Internationally, too, the Tudor record is worse than merely unimpressive. England at the end of the sixteenth century mattered less on the European mainland than it had long before the Tudors took the throne. The Tudor dynasty had limited itself to a policy of piracy and pillage, while Spain and Portugal were building global empires.
For a tiny number of extremely lucky or crafty families, of course, the Tudor era could scarcely have been more fruitful. These were the families that gathered up into their own hands, thanks either to royal favor or skillful speculation in real estate, the immense wealth that Henry VIII was so recklessly throwing away. Two centuries of privilege would transform them into the genteel teasipping characters who populate the novels of Jane Austen—and still own vast expanses of countryside in an overcrowded England today.
But for most people—for almost all of the ordinary people—it was a different, much darker story. It was to tell both sides that
The Tudors: The Complete Story of England’s Most Notorious Dynasty
was written.
1. Perhaps the most fundamental question to be asked about any ruling dynasty is whether it was good for the people it ruled—whether, in this case, the Tudor era contributed to the well-being of England and its people as a whole. Would you have liked to live in the England depicted in this book?
2. Does the Henry VIII depicted by the author differ significantly from the preconceptions you brought to the reading of this book? How?
3. Do you think Catherine of Aragon was justified in refusing to agree to the annulment of her marriage so that Henry could marry Anne Boleyn?
4. Henry VIII has often been portrayed, even by writers who deplore some of his methods, as England’s religious liberator who freed the kingdom and its people from the oppressive dictates of a tyrannical papacy. Is such a view justified by the facts? What is G. J. Meyer’s view, and does he defend it adequately?
5. Philip II of Spain, husband of Queen Mary I and later the man who sent the Armada to attack England in Elizabeth’s reign, has commonly been depicted as one of the great archenemies of the Tudor story, determined to destroy Elizabeth and her regime at all costs. Is this a valid and sufficient view of the man? Why or why not?

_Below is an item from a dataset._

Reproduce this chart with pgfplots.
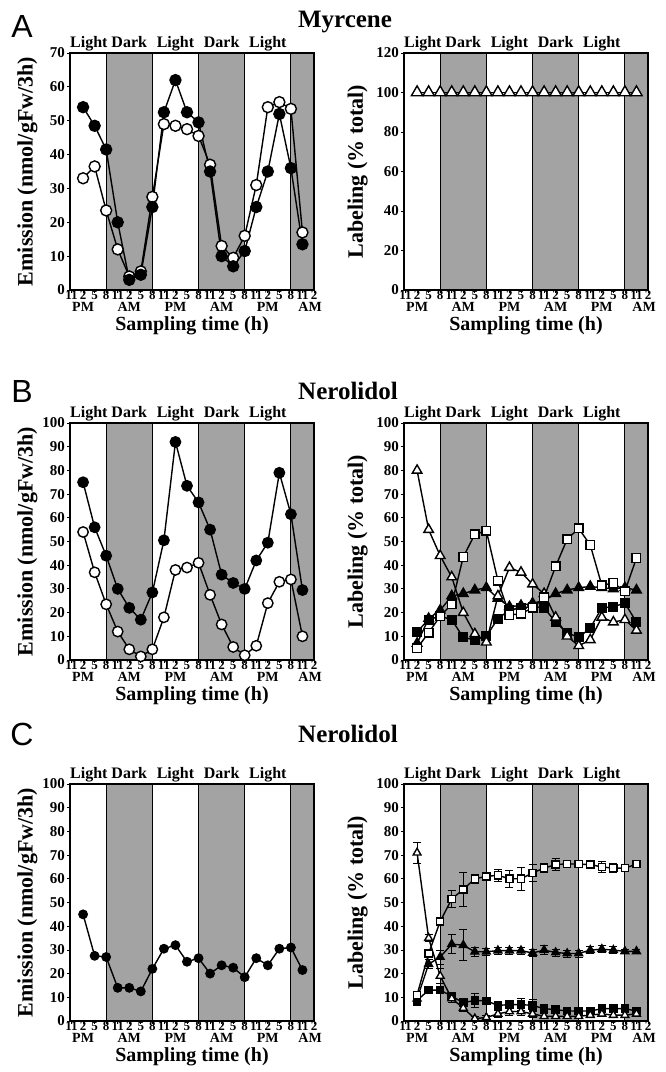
\documentclass[border=0pt]{standalone}
\usepackage{fontspec}
\setmainfont{Liberation Serif}
\newfontfamily\panelfont{Liberation Sans}
\usepackage{pgfplots}
\pgfplotsset{compat=1.18}

\definecolor{dark}{gray}{0.64}

\pgfplotsset{
  panel/.style={
    scale only axis, width=244pt, height=237pt,
    xmin=-0.4, xmax=63, ymin=0,
    clip=false, axis on top,
    axis line style={line width=1.3pt},
    every tick/.style={black, line width=0.8pt},
    major tick length=3pt, tick align=outside,
    xtick pos=bottom, ytick pos=left,
    xtick={0,3,...,63},
    xticklabels={11,2,5,8,11,2,5,8,11,2,5,8,11,2,5,8,11,2,5,8,11,2},
    every x tick label/.append style={font=\fontsize{13}{13}\selectfont\bfseries, inner sep=0.5pt, yshift=2.5pt},
    every y tick label/.append style={font=\fontsize{15}{15}\selectfont\bfseries, inner sep=2pt},
    /pgf/number format/assume math mode=true,
    xlabel={Sampling time (h)},
    xlabel style={font=\fontsize{20}{20}\selectfont\bfseries,
      at={(axis description cs:0.5,-0.152)}, anchor=center},
    ylabel style={font=\fontsize{22}{22}\selectfont\bfseries, anchor=center},
  },
  leftpanel/.style={panel, ylabel={Emission (nmol/gFw/3h)},
    ylabel style={at={(axis description cs:-0.175,0.5)}}},
  rightpanel/.style={panel, ylabel={Labeling (\% total)},
    ylabel style={at={(axis description cs:-0.19,0.5)}}},
  band/.style={fill=dark, draw=black, line width=1.1pt, mark=none},
  ln/.style={black, line width=1.4pt, mark options={line width=1pt, solid}},
  fc/.style={ln, mark=*, mark options={fill=black}},
  oc/.style={ln, mark=*, mark options={fill=white}},
  ft/.style={ln, mark=triangle*, mark options={fill=black}},
  ot/.style={ln, mark=triangle*, mark options={fill=white}},
  fs/.style={ln, mark=square*, mark options={fill=black}},
  os/.style={ln, mark=square*, mark options={fill=white}},
  eb/.style={error bars/.cd, y dir=both, y explicit,
    error bar style={line width=0.8pt, black},
    error mark options={rotate=90, mark size=4pt, line width=0.8pt, black}},
}

\newcommand{\bands}[1]{%
  \addplot[band] coordinates {(9,0) (9,#1) (21,#1) (21,0)} -- cycle;
  \addplot[band] coordinates {(33,0) (33,#1) (45,#1) (45,0)} -- cycle;
  \addplot[band] coordinates {(57,0) (57,#1) (63,#1) (63,0)} -- cycle;
  \node[anchor=base, yshift=5pt, font=\fontsize{16}{16}\selectfont\bfseries] at (axis cs:4.5,#1) {Light};
  \node[anchor=base, yshift=5pt, font=\fontsize{16}{16}\selectfont\bfseries] at (axis cs:15,#1) {Dark};
  \node[anchor=base, yshift=5pt, font=\fontsize{16}{16}\selectfont\bfseries] at (axis cs:27,#1) {Light};
  \node[anchor=base, yshift=5pt, font=\fontsize{16}{16}\selectfont\bfseries] at (axis cs:39,#1) {Dark};
  \node[anchor=base, yshift=5pt, font=\fontsize{16}{16}\selectfont\bfseries] at (axis cs:51,#1) {Light};
  \node[anchor=north, yshift=-12.5pt, inner sep=0pt, font=\fontsize{14}{14}\selectfont\bfseries] at (axis cs:3,0) {PM};
  \node[anchor=north, yshift=-12.5pt, inner sep=0pt, font=\fontsize{14}{14}\selectfont\bfseries] at (axis cs:15,0) {AM};
  \node[anchor=north, yshift=-12.5pt, inner sep=0pt, font=\fontsize{14}{14}\selectfont\bfseries] at (axis cs:27,0) {PM};
  \node[anchor=north, yshift=-12.5pt, inner sep=0pt, font=\fontsize{14}{14}\selectfont\bfseries] at (axis cs:39,0) {AM};
  \node[anchor=north, yshift=-12.5pt, inner sep=0pt, font=\fontsize{14}{14}\selectfont\bfseries] at (axis cs:51,0) {PM};
  \node[anchor=north, yshift=-12.5pt, inner sep=0pt, font=\fontsize{14}{14}\selectfont\bfseries] at (axis cs:62,0) {AM};
}

\begin{document}
\begin{tikzpicture}
\path[use as bounding box] (0,0) rectangle (665pt,1072pt);

% titles and panel letters
\node[font=\fontsize{25}{25}\selectfont\bfseries] at (345pt,1050pt) {Myrcene};
\node[font=\fontsize{25}{25}\selectfont\bfseries] at (348pt,681pt) {Nerolidol};
\node[font=\fontsize{25}{25}\selectfont\bfseries] at (348pt,338pt) {Nerolidol};
\node[font=\panelfont\fontsize{32}{32}\selectfont] at (22pt,1045pt) {A};
\node[font=\panelfont\fontsize{32}{32}\selectfont] at (22pt,681pt) {B};
\node[font=\panelfont\fontsize{32}{32}\selectfont] at (22pt,338pt) {C};

% ---- A left: myrcene emission
\begin{axis}[leftpanel, at={(70pt,782pt)}, anchor=south west,
  ymax=70, ytick={0,10,...,70}, mark size=5.5pt]
\bands{70}
\addplot[oc] coordinates {(3,33)(6,36.5)(9,23.5)(12,12)(15,4)(18,5.5)(21,27.5)(24,49)(27,48.5)(30,47.5)
  (33,45.5)(36,37)(39,13)(42,9.5)(45,16)(48,31)(51,54)(54,55.5)(57,53.5)(60,17)};
\addplot[fc] coordinates {(3,54)(6,48.5)(9,41.5)(12,20)(15,3)(18,4.5)(21,24.5)(24,52.5)(27,62)(30,52.5)
  (33,49.5)(36,35)(39,10)(42,7)(45,11.5)(48,24.5)(51,35)(54,52)(57,36)(60,13.5)};
\end{axis}

% ---- A right: myrcene labeling
\begin{axis}[rightpanel, at={(404pt,782pt)}, anchor=south west,
  ymax=120, ytick={0,20,...,120}, mark size=6.6pt]
\bands{120}
\addplot[ot] coordinates {(3,100)(6,100)(9,100)(12,100)(15,100)(18,100)(21,100)(24,100)(27,100)(30,100)
  (33,100)(36,100)(39,100)(42,100)(45,100)(48,100)(51,100)(54,100)(57,100)(60,100)};
\end{axis}

% ---- B left: nerolidol emission
\begin{axis}[leftpanel, at={(70pt,412pt)}, anchor=south west,
  ymax=100, ytick={0,10,...,100}, mark size=5.2pt]
\bands{100}
\addplot[oc] coordinates {(3,54)(6,37)(9,23.5)(12,12)(15,4.5)(18,1.5)(21,4.5)(24,18)(27,38)(30,39)
  (33,41)(36,27.5)(39,15)(42,5.5)(45,2)(48,6)(51,24)(54,33)(57,34)(60,10)};
\addplot[fc] coordinates {(3,75)(6,56)(9,44)(12,30)(15,22)(18,17)(21,28.5)(24,50.5)(27,92)(30,73.5)
  (33,66.5)(36,55)(39,36)(42,32.5)(45,30)(48,42)(51,49.5)(54,79)(57,61.5)(60,29.5)};
\end{axis}

% ---- B right: nerolidol labeling
\begin{axis}[rightpanel, at={(404pt,412pt)}, anchor=south west,
  ymax=100, ytick={0,10,...,100}]
\bands{100}
\addplot[fs, mark size=4.3pt] coordinates {(3,12)(6,17)(9,18.5)(12,17)(15,9.5)(18,8.5)(21,10)(24,17.5)(27,21)(30,22)
  (33,22.5)(36,22)(39,16)(42,11.5)(45,9.5)(48,13.5)(51,22)(54,22.5)(57,24)(60,16)};
\addplot[ft, mark size=5.5pt] coordinates {(3,7)(6,17.5)(9,21)(12,27)(15,28)(18,29.5)(21,30.5)(24,26)(27,22.5)(30,23)
  (33,24)(36,25)(39,28)(42,29.5)(45,30.5)(48,31)(51,30.5)(54,30)(57,30.5)(60,29.5)};
\addplot[ot, mark size=5.5pt] coordinates {(3,80)(6,55)(9,44)(12,35)(15,20)(18,11)(21,7.5)(24,27)(27,39)(30,37)
  (33,32)(36,28)(39,18)(42,10)(45,6)(48,8.5)(51,18)(54,16)(57,17)(60,12.5)};
\addplot[os, mark size=4.3pt] coordinates {(3,5)(6,11.5)(9,18.5)(12,23.5)(15,43.5)(18,53)(21,54.5)(24,33.5)(27,19)(30,19.5)
  (33,22)(36,26.5)(39,39.5)(42,51)(45,55.5)(48,48.5)(51,31.5)(54,32.5)(57,29)(60,43)};
\end{axis}

% ---- C left: nerolidol emission
\begin{axis}[leftpanel, at={(70pt,51pt)}, anchor=south west,
  ymax=100, ytick={0,10,...,100}, mark size=4.2pt]
\bands{100}
\addplot[fc] coordinates {(3,45)(6,27.5)(9,27)(12,14)(15,14)(18,12.5)(21,22)(24,30.5)(27,32)(30,25)
  (33,26.5)(36,20)(39,23.5)(42,22.5)(45,18.5)(48,26.5)(51,23.5)(54,30.5)(57,31)(60,21.5)};
\end{axis}

% ---- C right: nerolidol labeling with error bars
\begin{axis}[rightpanel, at={(404pt,51pt)}, anchor=south west,
  ymax=100, ytick={0,10,...,100}]
\bands{100}
\addplot[fs, mark size=3.6pt, eb] coordinates {
  (3,8.7) +- (0,2) (6,13) +- (0,1.5) (9,13) +- (0,1.5) (12,10.5) +- (0,1.5) (15,7.7) +- (0,1.5)
  (18,8.7) +- (0,3) (21,8.5) +- (0,1.5) (24,6.6) +- (0,1.5) (27,6.9) +- (0,1.5) (30,6.9) +- (0,2.5)
  (33,6.6) +- (0,2.5) (36,5.2) +- (0,1.5) (39,4.8) +- (0,1.5) (42,4.2) +- (0,1) (45,4.2) +- (0,1)
  (48,4.2) +- (0,1) (51,5.2) +- (0,1) (54,5.2) +- (0,1) (57,5.2) +- (0,1) (60,4.2) +- (0,1)};
\addplot[ft, mark size=4.5pt, eb] coordinates {
  (3,9.4) +- (0,1.5) (6,24) +- (0,2) (9,27) +- (0,3) (12,32.4) +- (0,4) (15,32) +- (0,6.5)
  (18,29.2) +- (0,2) (21,29.2) +- (0,1.5) (24,29.7) +- (0,1.5) (27,29.7) +- (0,1.5) (30,29.7) +- (0,1.5)
  (33,28.7) +- (0,1.5) (36,29.9) +- (0,2) (39,28.9) +- (0,1.5) (42,28.5) +- (0,1.5) (45,28.5) +- (0,1.5)
  (48,29.9) +- (0,1.5) (51,30.3) +- (0,1.5) (54,29.9) +- (0,1.5) (57,29.4) +- (0,1) (60,29.4) +- (0,1)};
\addplot[ot, mark size=4.5pt, eb] coordinates {
  (3,71) +- (0,4.5) (6,35) +- (0,1.5) (9,19) +- (0,3) (12,9.5) +- (0,1.5) (15,5.5) +- (0,1.5)
  (18,1) +- (0,1) (21,1.5) +- (0,1) (24,3) +- (0,1.5) (27,4) +- (0,1.5) (30,4) +- (0,1.5)
  (33,3) +- (0,1.5) (36,2) +- (0,1) (39,2) +- (0,1) (42,2) +- (0,1) (45,2) +- (0,1)
  (48,2.5) +- (0,1) (51,3) +- (0,1) (54,2.5) +- (0,1) (57,2.5) +- (0,1) (60,3) +- (0,1)};
\addplot[os, mark size=3.6pt, eb] coordinates {
  (3,11) +- (0,1.5) (6,28.5) +- (0,1.5) (9,42) +- (0,1.5) (12,51.5) +- (0,3.5) (15,55.5) +- (0,7)
  (18,60) +- (0,2) (21,61) +- (0,1.5) (24,61.5) +- (0,2.5) (27,60) +- (0,3.5) (30,60) +- (0,5)
  (33,62.5) +- (0,3.5) (36,64.5) +- (0,2) (39,66) +- (0,2.5) (42,66.3) +- (0,1.5) (45,66.2) +- (0,1)
  (48,66) +- (0,1.5) (51,65) +- (0,2.5) (54,64.5) +- (0,2) (57,64.5) +- (0,1) (60,66.2) +- (0,1)};
\end{axis}
\end{tikzpicture}
\end{document}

6. Mary I, the first woman ever to rule England in her own right—does she, among all the Tudors, deserve to have “Bloody” as part of her nickname?
7. Which actor would you choose to play Henry VIII in a movie? Who do you think would be a good choice to play Anne Boleyn?
8. How true is it that Henry VIII
needed
a legitimate son to inherit his throne? Did Henry himself actually regard this as imperative? What was there to fear if Henry died without a male heir—and did Henry fear it?
9. The Tudor era, from the time of Henry VIII’s break with Rome, brought enormous change to England, including a massive redistribution of wealth. Who were the beneficiaries of this change—the big winners? What was the secret to being included in this group?